Confirmation of pathogenicity of the MEN1 missense mutations by analysis of protein instability and aberrant splicing
Y. Nagamura1, M. Yamazaki2, S. Shimazu1, K. Sano2, T. Tsukada1 & A. Sakurai2
Multiple endocrine neoplasia type 1 (MEN1) is a relatively rare autosomal dominantly inherited condition characterized by hyperplastic and neoplastic disorders of endocrine organs such as the parathyroid, anterior pituitary and gastroenteropancreatic endocrine tissues. Germline mutation of the causative gene, MEN1, which localizes to human chromosome 11q13 and encodes the 610 amino-acid nuclear protein menin, can be identified in most affected subjects. MEN1 gene mutation analysis is a powerful tool for the early diagnosis of MEN1, but the clinical significance of MEN1 gene mutations is not always obvious. In the case of frameshift mutations, nonsense mutations or large deletions, it is relatively straightforward to consider those lesions as pathogenic. However, when identified mutations are missense mutation or in-frame deletions, molecular diagnosis of MEN1 is not so simple, since the pathogenicity of these mutations is not clear per se. We recently identified previously unreported missense MEN1 gene mutations, c.824G>T and c.1118C>T, from patients with primary hyperparathyroidism, and evaluated for their pathogenicity.
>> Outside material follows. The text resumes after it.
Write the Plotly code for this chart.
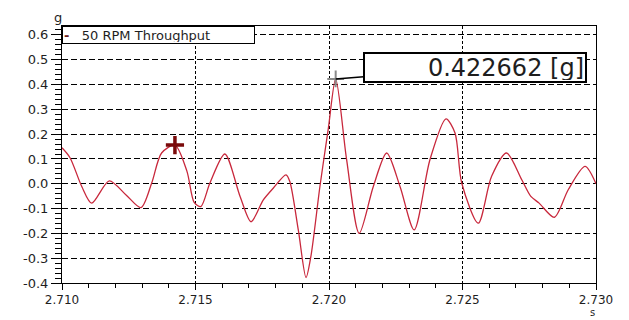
import plotly.graph_objects as go

# Acceleration trace, 50 RPM throughput run
time_s = [2.7100, 2.7103, 2.71074, 2.71111, 2.71177, 2.7124, 2.71296, 2.71336, 2.71373,
          2.71423, 2.71468, 2.71495, 2.71520, 2.71554, 2.71610, 2.71667, 2.71708, 2.71754,
          2.71791, 2.71839, 2.71853, 2.71885, 2.71914, 2.71932, 2.71966, 2.71997, 2.72025,
          2.72066, 2.72113, 2.72166, 2.72216, 2.72266, 2.72319, 2.72378, 2.72438, 2.72472,
          2.72497, 2.72559, 2.72609, 2.72665, 2.72722, 2.72756, 2.72787, 2.72844, 2.72896,
          2.72959, 2.7300]
accel_g = [0.145, 0.105, -0.011, -0.078, 0.012, -0.045, -0.096, 0.003, 0.124,
           0.156, 0.05, -0.075, -0.092, 0.003, 0.120, -0.051, -0.153, -0.065,
           -0.018, 0.036, 0.010, -0.186, -0.378, -0.294, -0.011, 0.219, 0.422662,
           0.097, -0.200, -0.011, 0.124, -0.011, -0.186, 0.097, 0.262, 0.205,
           0.003, -0.159, 0.030, 0.124, 0.016, -0.051, -0.078, -0.135, -0.024,
           0.070, 0.0]

# Cursors
cursor1_t, cursor1_g = 2.71423, 0.156
cursor2_t, cursor2_g = 2.72025, 0.422662

series_name = "50 RPM Throughput"

x_ticks = [2.710, 2.715, 2.720, 2.725, 2.730]
x_labels = ["2.710", "2.715", "2.720", "2.725", "2.730"]
y_ticks = [-0.4, -0.3, -0.2, -0.1, 0.0, 0.1, 0.2, 0.3, 0.4, 0.5, 0.6]
y_labels = ["-0.4", "-0.3", "-0.2", "-0.1", "0.0", "0.1", "0.2", "0.3", "0.4", "0.5", "0.6"]

FONT = "DejaVu Sans"
LINE = "#c8283c"
TEXT = "#1e1e1e"

fig = go.Figure()

fig.add_trace(go.Scatter(
    x=time_s, y=accel_g, mode="lines",
    line=dict(color=LINE, width=1.3, shape="spline", smoothing=0.8),
    name=series_name, hoverinfo="skip",
))

fig.add_trace(go.Scatter(
    x=[cursor1_t], y=[cursor1_g], mode="markers",
    marker=dict(symbol="cross-thin", size=13, line=dict(color="#7a0a0a", width=3.5)),
    hoverinfo="skip",
))
fig.add_trace(go.Scatter(
    x=[cursor2_t], y=[cursor2_g], mode="markers",
    marker=dict(symbol="cross-thin", size=12, line=dict(color="#8a8a8a", width=2)),
    hoverinfo="skip",
))

fig.update_layout(
    width=629, height=320,
    margin=dict(l=62, r=33, t=26, b=37),
    paper_bgcolor="white", plot_bgcolor="white",
    showlegend=False,
    font=dict(family=FONT, size=13, color=TEXT),
)

fig.update_xaxes(
    range=[2.710, 2.730],
    tickvals=x_ticks, ticktext=x_labels,
    ticks="outside", ticklen=6, tickwidth=1, tickcolor="black",
    minor=dict(dtick=0.001, tick0=2.710, ticks="outside", ticklen=4,
               tickcolor="black", showgrid=False),
    showline=True, linecolor="black", linewidth=1, mirror=True,
    showgrid=True, gridcolor="black", gridwidth=1, griddash="3px,2px",
    zeroline=False,
    tickfont=dict(family=FONT, size=12, color=TEXT),
)
fig.update_yaxes(
    range=[-0.4, 0.636],
    tickvals=y_ticks, ticktext=y_labels,
    ticks="outside", ticklen=10, tickwidth=1, tickcolor="black",
    minor=dict(dtick=0.02, tick0=0, ticks="outside", ticklen=6,
               tickcolor="black", showgrid=False),
    showline=True, linecolor="black", linewidth=1, mirror=True,
    showgrid=True, gridcolor="black", gridwidth=1, griddash="6px,3px",
    zeroline=False,
    tickfont=dict(family=FONT, size=13, color=TEXT),
)

# Axis unit labels
fig.add_annotation(xref="paper", yref="paper", x=-0.008, y=1.0, yshift=9,
                   text="g", showarrow=False, xanchor="center", yanchor="middle",
                   font=dict(family=FONT, size=13, color=TEXT))
fig.add_annotation(xref="paper", yref="paper", x=0.994, y=0, yshift=-37,
                   text="s", showarrow=False, xanchor="center", yanchor="bottom",
                   font=dict(family=FONT, size=10, color=TEXT))

# Legend box
fig.add_annotation(
    xref="paper", yref="paper", x=0, y=1, xanchor="left", yanchor="top",
    text=f"<b><span style='color:#6a1a1a'>-</span></b>&nbsp;&nbsp;&nbsp;{series_name}",
    showarrow=False, align="left", width=189, height=14,
    bgcolor="white", bordercolor="black", borderwidth=1, borderpad=1,
    font=dict(family=FONT, size=13, color=TEXT),
)

# Value readout for the second cursor
fig.add_annotation(
    x=cursor2_t, y=cursor2_g, xref="x", yref="y",
    text=f"{cursor2_g:.6f} [g]",
    showarrow=True, arrowhead=0, arrowwidth=1.5, arrowcolor="black",
    ax=139, ay=-11, standoff=0,
    width=218, height=25, align="right",
    bgcolor="white", bordercolor="black", borderwidth=2, borderpad=1,
    font=dict(family=FONT, size=24, color=TEXT),
)

fig.write_html("out.html")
These mutations were predicted to generate putative missense menin proteins, R275M and P373L, respectively. A stability test using a quantitative fluorescent immunohistochemical method (Yaguchi 2004, Shimazu 2011) demonstrated that the P373L mutant is highly unstable, suggesting that this mutation is likely causative for typical MEN1, whereas the stability of the R275M mutant was reduced only slightly. Given that the c.824G>T mutation occurred at an exon-intron junction, this mutation was suspected to act as a splicing mutation rather than a simple missense mutation. Analysis of leukocyte mRNA and minigene experiments indicated that the mutant c.824G>T allele gives rise to abnormally spliced menin mRNA.
We conclude that both mutations are likely causative for typical MEN1. The menin stability test and leukocyte mRNA analysis may be valuable for the initial molecular diagnosis and subsequent management of patients with germline MEN1 mutations, especially in the case of putative missense mutations of ambiguous pathogenicity.
Declaration of interest: The authors declare that there is no conflict of interest that could be perceived as prejudicing the impartiality of the research project.
Funding: This work was supported, however funding details unavailable.